Road mechs on mtbs

I usually use road mecht on my MTB : mavic on my Merlin, campy on my klein attitude, ( and if possible, small cage mecht.)
I prefer the design, the esthetic, and the clearence too.
I use 32t cogs with them. Yes, it's big, but I change the spring for a stronger and they work fine. (On the campy derailleur, it's an old chorus whith 2 position, A and B. With the B position, the parallelogram could go on very big cogs.)

I agree with andrewl : short cage mtb seems to be "medium" in road. On my heihei, I tried with a DuraAce 7400, but I had some problem. So, I changed for a XT with small cage and the shifting is more sure and confortable.

On rear suspension bike : it's a long cage for the c'dale EST (the cage work a lot with the swingarm) but, on the RS1, it's a campy road deraillleur and still now, I don't have problems.

The main thing iportant is to shift with care and to not cross the chain (small ring and small cog, or big ring and big cog…)
 
MikeD":2vd55q95 said:
Does chain length actually have anything to do with it?

It's the difference in length between the extremes. On a trad MTB it'd have to accommodate everything between 46/28 (tight chain) and 24/12 (baggy chain). That's a bigger difference than between 52/25 and 39/13 or whatever on a road bike. Longer cage takes up more slack.

Perhaps, as 24pouces already mentioned, it's because I only ever go halfway across the cassette on the outside/granny rings that I've never had any issues with a slack/tight chain??

I only use the full range on the middle ring - probably why I don't break anything despite being on the lardy side of svelte too :oops:
 
We_are_Stevo":kmkuxxfs said:
Perhaps, as 24pouces already mentioned, it's because I only ever go halfway across the cassette on the outside/granny rings that I've never had any issues with a slack/tight chain??

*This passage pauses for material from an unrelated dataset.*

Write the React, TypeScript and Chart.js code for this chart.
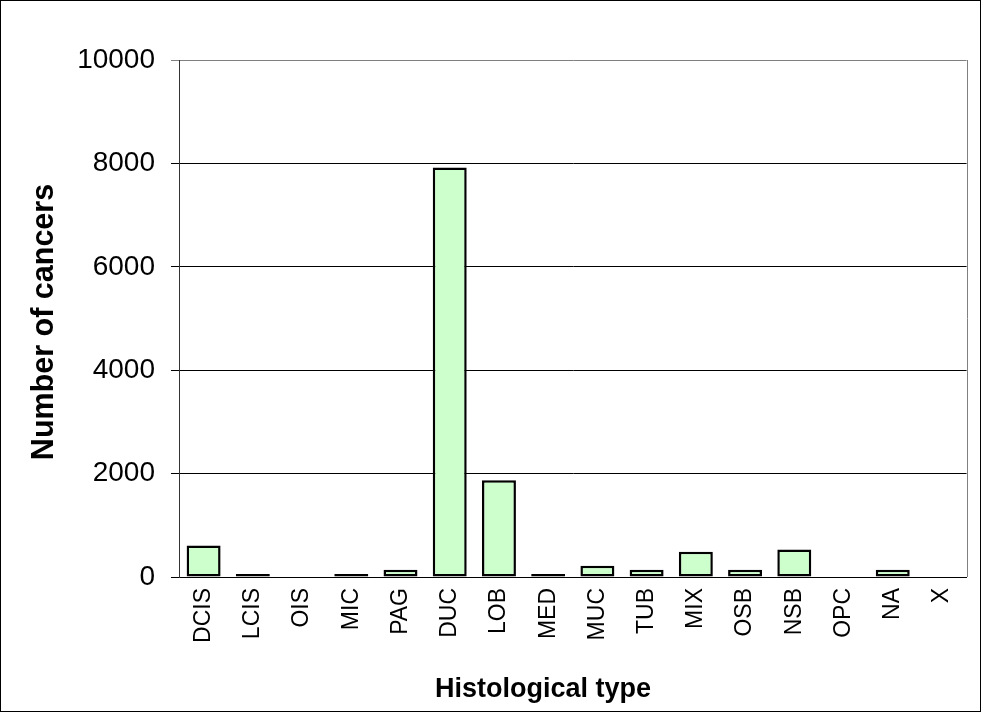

I only use the full range on the middle ring - probably why I don't break anything despite being on the lardy side of svelte too :oops:

Of course strictly speaking if you are on the big ring or the granny you should only use the top or bottom few gears at the back or your chainline will be all over the place. A bit different at the middle ring where you should get everything without a struggle.
 
it's because I only ever go halfway across the cassette on the outside/granny rings that I've never had any issues with a slack/tight chain??

I expect you could get into the "nasty" gears if you tried, though. Using a really short mech on a trad triple-ring setup pretty much requires that you ride as you do (which is eminently sensible), which is why it works most of the time. I tend to use bottom three sprockets in granny, most of the cassette (usually except the top couple) in middle and the top half in big ring, but I have enough chain wrap to go into big/big because sometimes I forget what I'm doing :)
 
been there too and also do mech mixing:

zaskar_update_127.jpg
 
Had a short 735 on the Marin since about 91, this being the second :

DSC06595.jpg


It's on road ratios now but when it was on a 12-28 it was set up safe i.e. A bit to slack on small / small rather than oh sh1t, why did I shift onto big / big :LOL:

WD :D
 
Certainly matched a short rear mech with a single ring up front on winter bikes in the past. Works fine with 9 speed as far as I recall.
 
I ran short cage 105 and Ultegra mechs on all of my Dual bikes without a problem. I also ran road mechs on some of my DH bikes with no issues.

I'm not sure what they would have been like with a regular MTB cassette and triple chainset up front, but they certainly did the job that I needed them to do just fine :)
 
I ran short cage XT with a 12-28 cassette and MTB rings. No problems and I miss having the clearance on my modern bikes.